> Aim of the task:
Skip the pictures. Transcribe the rest of the data below without changing a word.

————————

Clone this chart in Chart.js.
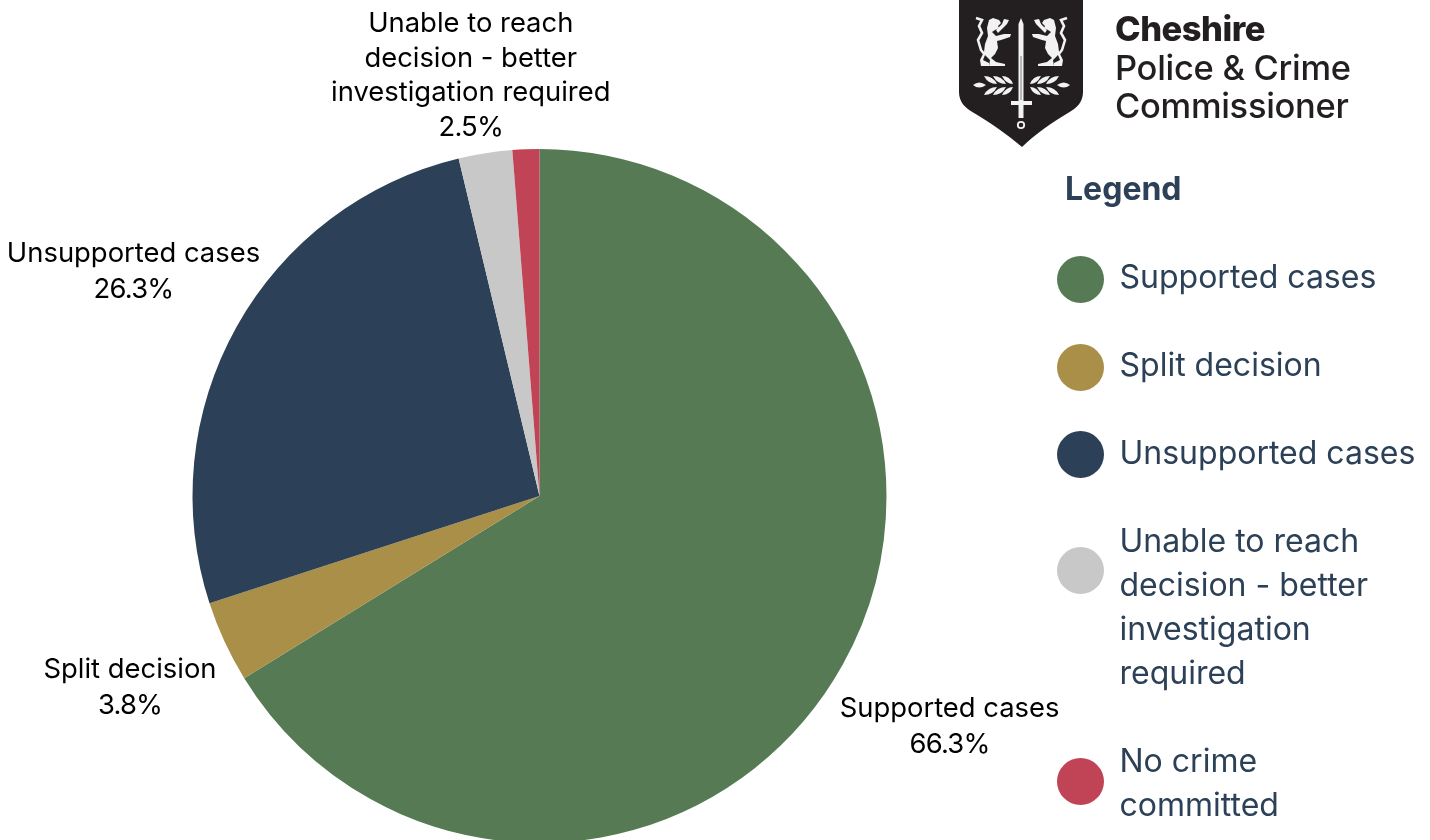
<!DOCTYPE html>
<html>
<head>
<meta charset="utf-8">
<script src="https://cdn.jsdelivr.net/npm/chart.js@4"></script>
<style>
  html, body { margin: 0; padding: 0; background: #fff; width: 1430px; height: 840px; overflow: hidden; }
  #stage { position: relative; width: 1430px; height: 840px; overflow: hidden; font-family: Inter, sans-serif; }
  #pie { position: absolute; left: 0; top: 0; }
  #logo { position: absolute; left: 955px; top: 0; }
  #brand { position: absolute; left: 1115px; top: 10px; color: #231f20; font-size: 34.5px; line-height: 38.5px; font-weight: 500; letter-spacing: -0.3px; filter: blur(0.6px); white-space: nowrap; }
  #brand b { font-weight: 800; letter-spacing: -0.5px; }
  #legendTitle { position: absolute; left: 1065px; top: 170px; font-size: 32px; line-height: 38px; font-weight: 700; color: #2c4157; }
  #legend { position: absolute; left: 0; top: 0; }
  .swatch { position: absolute; width: 47px; height: 47px; border-radius: 50%; left: 1057px; }
  .entry { position: absolute; left: 1119.5px; font-size: 32px; line-height: 44px; color: #2c4157; white-space: nowrap; }
</style>
</head>
<body>
<div id="stage">
  <canvas id="pie"></canvas>
  <svg id="logo" width="135" height="150" viewBox="0 0 135 150">
    <defs>
      <g id="crestBeast">
        <path d="M21 18 L27 20 L24 26 L27 33 L23 40 L26 50 L30 55" fill="none" stroke="#f2f2f2" stroke-width="2.6"/>
        <path fill="#f2f2f2" d="M34 20 L38 18 L44 20 L46 23 L43 26 L44 28 L40 30 L37 32 L41 36 L49 34 L56 34 L55 37 L46 40 L42 41 L43 48 L40 54 L36 58 L41 62 L50 64 L50 66 L34 66 L35 60 L30 55 L28 60 L34 63 L34 66 L26 66 L25 60 L29 52 L30 44 L33 36 L32 28 Z"/>
        <path fill="#f2f2f2" d="M41 30 L47 24 L49 19 L54 20 L52 24 L47 29 L43 33 Z"/>
        <path fill="#f2f2f2" d="M18 85 Q24 80 31 85 Q24 90 18 85 Z"/>
        <path fill="#f2f2f2" d="M29 76 Q38 76 42 84 Q33 84 29 76 Z M29 95 Q38 95 42 87 Q33 87 29 95 Z"/>
        <path fill="#f2f2f2" d="M38 76 Q47 76 51 84 Q42 84 38 76 Z M38 95 Q47 95 51 87 Q42 87 38 95 Z"/>
        <path fill="#f2f2f2" d="M47 76 Q55 76 58 84 Q51 84 47 76 Z M47 95 Q55 95 58 87 Q51 87 47 95 Z"/>
      </g>
    </defs>
    <g style="filter: blur(0.6px)">
      <path d="M4 0 H128 V92 C128 102 122 108 113 113 C98 122 80 134 67 147 C52 134 34 122 19 113 C10 108 4 102 4 92 Z" fill="#231f20"/>
      <!-- sword with its fuller, guard, grip and pommel -->
      <path d="M63.5 24 L66 18 L68.5 24 V101 H77 V105 H68.5 V118 H63.5 V105 H56 V101 H63.5 Z" fill="#f2f2f2"/>
      <rect x="65.4" y="56" width="1.3" height="44" fill="#9a9a9a"/>
      <circle cx="66" cy="125" r="3.2" fill="none" stroke="#f2f2f2" stroke-width="1.8"/>
      <use href="#crestBeast"/>
      <use href="#crestBeast" transform="translate(133 0) scale(-1 1)"/>
    </g>
  </svg>
  <div id="brand"><b>Cheshire</b><br>Police &amp; Crime<br>Commissioner</div>
  <div id="legendTitle">Legend</div>
  <div id="legend"></div>
</div>
<script>
const categories = ['Supported cases', 'Split decision', 'Unsupported cases', 'Unable to reach decision - better investigation required', 'No crime committed'];
const shares = [66.3, 3.8, 26.3, 2.5, 1.25];
const sliceColours = ['#567b54', '#a98f47', '#2c4157', '#c8c8c8', '#c04456'];

// Wrapped forms of the category names for the slice captions and the key
const captionLines = [['Supported cases'], ['Split decision'], ['Unsupported cases'], ['Unable to reach', 'decision - better', 'investigation required'], null];
const keyLines = [['Supported cases'], ['Split decision'], ['Unsupported cases'], ['Unable to reach', 'decision - better', 'investigation', 'required'], ['No crime', 'committed']];

// Caption placement around the pie: distance from centre, turn off the slice midline, line pitch
const captionRadius = [470.5, 452, 464, 426, 0];
const captionTurnDeg = [0.2, -0.2, -0.3, -0.3, 0];
const captionPitch = [36.8, 36, 36, 34.6, 0];
// Vertical centres of the key's text blocks and dots
const keyTextCentres = [277, 365, 453, 607, 783];
const keyDotCentres = [279.5, 367.5, 454.8, 570.3, 781.3];

const captionPlugin = {
  id: 'sliceCaptions',
  afterDatasetsDraw(chart) {
    const ctx = chart.ctx;
    const arcs = chart.getDatasetMeta(0).data;
    ctx.save();
    ctx.font = '27.4px Inter, sans-serif';
    ctx.fillStyle = '#000';
    ctx.textAlign = 'center';
    ctx.textBaseline = 'middle';
    arcs.forEach((arc, i) => {
      if (!captionLines[i]) return;
      const mid = (arc.startAngle + arc.endAngle) / 2 + captionTurnDeg[i] * Math.PI / 180;
      const cx = arc.x + Math.cos(mid) * captionRadius[i];
      const cy = arc.y + Math.sin(mid) * captionRadius[i];
      const lines = captionLines[i].concat(shares[i].toFixed(1) + '%');
      lines.forEach((line, k) => {
        // Percentages sit a little tighter than the names above them
        ctx.letterSpacing = k === lines.length - 1 ? '-0.8px' : '0px';
        ctx.fillText(line, cx, cy + (k - (lines.length - 1) / 2) * captionPitch[i]);
      });
    });
    ctx.restore();
  }
};

// The canvas runs past the bottom of the page because the pie is clipped there
const canvas = document.getElementById('pie');
canvas.style.width = '1430px';
canvas.style.height = '860px';
canvas.width = 1430;
canvas.height = 860;

new Chart(canvas, {
  type: 'pie',
  data: {
    labels: categories,
    datasets: [{ data: shares, backgroundColor: sliceColours, borderWidth: 0 }]
  },
  options: {
    responsive: false,
    animation: false,
    layout: { padding: { left: 192.5, right: 543.5, top: 149, bottom: 17 } },
    plugins: { legend: { display: false }, tooltip: { enabled: false } }
  },
  plugins: [captionPlugin]
});

// Key on the right, built from the same categories and colours
const key = document.getElementById('legend');
categories.forEach((name, i) => {
  const dot = document.createElement('div');
  dot.className = 'swatch';
  dot.style.background = sliceColours[i];
  dot.style.top = (keyDotCentres[i] - 23.5) + 'px';
  key.appendChild(dot);
  const text = document.createElement('div');
  text.className = 'entry';
  text.style.top = (keyTextCentres[i] - keyLines[i].length * 22) + 'px';
  text.innerHTML = keyLines[i].join('<br>');
  key.appendChild(text);
});
</script>
</body>
</html>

————————

> Answer for this exercise:
Clone this chart in Chart.js.
<!DOCTYPE html>
<html>
<head>
<meta charset="utf-8">
<script src="https://cdn.jsdelivr.net/npm/chart.js@4"></script>
<style>
  html, body { margin: 0; padding: 0; background: #fff; width: 1430px; height: 840px; overflow: hidden; }
  #stage { position: relative; width: 1430px; height: 840px; overflow: hidden; font-family: Inter, sans-serif; }
  #pie { position: absolute; left: 0; top: 0; }
  #logo { position: absolute; left: 955px; top: 0; }
  #brand { position: absolute; left: 1115px; top: 10px; color: #231f20; font-size: 34.5px; line-height: 38.5px; font-weight: 500; letter-spacing: -0.3px; filter: blur(0.6px); white-space: nowrap; }
  #brand b { font-weight: 800; letter-spacing: -0.5px; }
  #legendTitle { position: absolute; left: 1065px; top: 170px; font-size: 32px; line-height: 38px; font-weight: 700; color: #2c4157; }
  #legend { position: absolute; left: 0; top: 0; }
  .swatch { position: absolute; width: 47px; height: 47px; border-radius: 50%; left: 1057px; }
  .entry { position: absolute; left: 1119.5px; font-size: 32px; line-height: 44px; color: #2c4157; white-space: nowrap; }
</style>
</head>
<body>
<div id="stage">
  <canvas id="pie"></canvas>
  <svg id="logo" width="135" height="150" viewBox="0 0 135 150">
    <defs>
      <g id="crestBeast">
        <path d="M21 18 L27 20 L24 26 L27 33 L23 40 L26 50 L30 55" fill="none" stroke="#f2f2f2" stroke-width="2.6"/>
        <path fill="#f2f2f2" d="M34 20 L38 18 L44 20 L46 23 L43 26 L44 28 L40 30 L37 32 L41 36 L49 34 L56 34 L55 37 L46 40 L42 41 L43 48 L40 54 L36 58 L41 62 L50 64 L50 66 L34 66 L35 60 L30 55 L28 60 L34 63 L34 66 L26 66 L25 60 L29 52 L30 44 L33 36 L32 28 Z"/>
        <path fill="#f2f2f2" d="M41 30 L47 24 L49 19 L54 20 L52 24 L47 29 L43 33 Z"/>
        <path fill="#f2f2f2" d="M18 85 Q24 80 31 85 Q24 90 18 85 Z"/>
        <path fill="#f2f2f2" d="M29 76 Q38 76 42 84 Q33 84 29 76 Z M29 95 Q38 95 42 87 Q33 87 29 95 Z"/>
        <path fill="#f2f2f2" d="M38 76 Q47 76 51 84 Q42 84 38 76 Z M38 95 Q47 95 51 87 Q42 87 38 95 Z"/>
        <path fill="#f2f2f2" d="M47 76 Q55 76 58 84 Q51 84 47 76 Z M47 95 Q55 95 58 87 Q51 87 47 95 Z"/>
      </g>
    </defs>
    <g style="filter: blur(0.6px)">
      <path d="M4 0 H128 V92 C128 102 122 108 113 113 C98 122 80 134 67 147 C52 134 34 122 19 113 C10 108 4 102 4 92 Z" fill="#231f20"/>
      <!-- sword with its fuller, guard, grip and pommel -->
      <path d="M63.5 24 L66 18 L68.5 24 V101 H77 V105 H68.5 V118 H63.5 V105 H56 V101 H63.5 Z" fill="#f2f2f2"/>
      <rect x="65.4" y="56" width="1.3" height="44" fill="#9a9a9a"/>
      <circle cx="66" cy="125" r="3.2" fill="none" stroke="#f2f2f2" stroke-width="1.8"/>
      <use href="#crestBeast"/>
      <use href="#crestBeast" transform="translate(133 0) scale(-1 1)"/>
    </g>
  </svg>
  <div id="brand"><b>Cheshire</b><br>Police &amp; Crime<br>Commissioner</div>
  <div id="legendTitle">Legend</div>
  <div id="legend"></div>
</div>
<script>
const categories = ['Supported cases', 'Split decision', 'Unsupported cases', 'Unable to reach decision - better investigation required', 'No crime committed'];
const shares = [66.3, 3.8, 26.3, 2.5, 1.25];
const sliceColours = ['#567b54', '#a98f47', '#2c4157', '#c8c8c8', '#c04456'];

// Wrapped forms of the category names for the slice captions and the key
const captionLines = [['Supported cases'], ['Split decision'], ['Unsupported cases'], ['Unable to reach', 'decision - better', 'investigation required'], null];
const keyLines = [['Supported cases'], ['Split decision'], ['Unsupported cases'], ['Unable to reach', 'decision - better', 'investigation', 'required'], ['No crime', 'committed']];

// Caption placement around the pie: distance from centre, turn off the slice midline, line pitch
const captionRadius = [470.5, 452, 464, 426, 0];
const captionTurnDeg = [0.2, -0.2, -0.3, -0.3, 0];
const captionPitch = [36.8, 36, 36, 34.6, 0];
// Vertical centres of the key's text blocks and dots
const keyTextCentres = [277, 365, 453, 607, 783];
const keyDotCentres = [279.5, 367.5, 454.8, 570.3, 781.3];

const captionPlugin = {
  id: 'sliceCaptions',
  afterDatasetsDraw(chart) {
    const ctx = chart.ctx;
    const arcs = chart.getDatasetMeta(0).data;
    ctx.save();
    ctx.font = '27.4px Inter, sans-serif';
    ctx.fillStyle = '#000';
    ctx.textAlign = 'center';
    ctx.textBaseline = 'middle';
    arcs.forEach((arc, i) => {
      if (!captionLines[i]) return;
      const mid = (arc.startAngle + arc.endAngle) / 2 + captionTurnDeg[i] * Math.PI / 180;
      const cx = arc.x + Math.cos(mid) * captionRadius[i];
      const cy = arc.y + Math.sin(mid) * captionRadius[i];
      const lines = captionLines[i].concat(shares[i].toFixed(1) + '%');
      lines.forEach((line, k) => {
        // Percentages sit a little tighter than the names above them
        ctx.letterSpacing = k === lines.length - 1 ? '-0.8px' : '0px';
        ctx.fillText(line, cx, cy + (k - (lines.length - 1) / 2) * captionPitch[i]);
      });
    });
    ctx.restore();
  }
};

// The canvas runs past the bottom of the page because the pie is clipped there
const canvas = document.getElementById('pie');
canvas.style.width = '1430px';
canvas.style.height = '860px';
canvas.width = 1430;
canvas.height = 860;

new Chart(canvas, {
  type: 'pie',
  data: {
    labels: categories,
    datasets: [{ data: shares, backgroundColor: sliceColours, borderWidth: 0 }]
  },
  options: {
    responsive: false,
    animation: false,
    layout: { padding: { left: 192.5, right: 543.5, top: 149, bottom: 17 } },
    plugins: { legend: { display: false }, tooltip: { enabled: false } }
  },
  plugins: [captionPlugin]
});

// Key on the right, built from the same categories and colours
const key = document.getElementById('legend');
categories.forEach((name, i) => {
  const dot = document.createElement('div');
  dot.className = 'swatch';
  dot.style.background = sliceColours[i];
  dot.style.top = (keyDotCentres[i] - 23.5) + 'px';
  key.appendChild(dot);
  const text = document.createElement('div');
  text.className = 'entry';
  text.style.top = (keyTextCentres[i] - keyLines[i].length * 22) + 'px';
  text.innerHTML = keyLines[i].join('<br>');
  key.appendChild(text);
});
</script>
</body>
</html>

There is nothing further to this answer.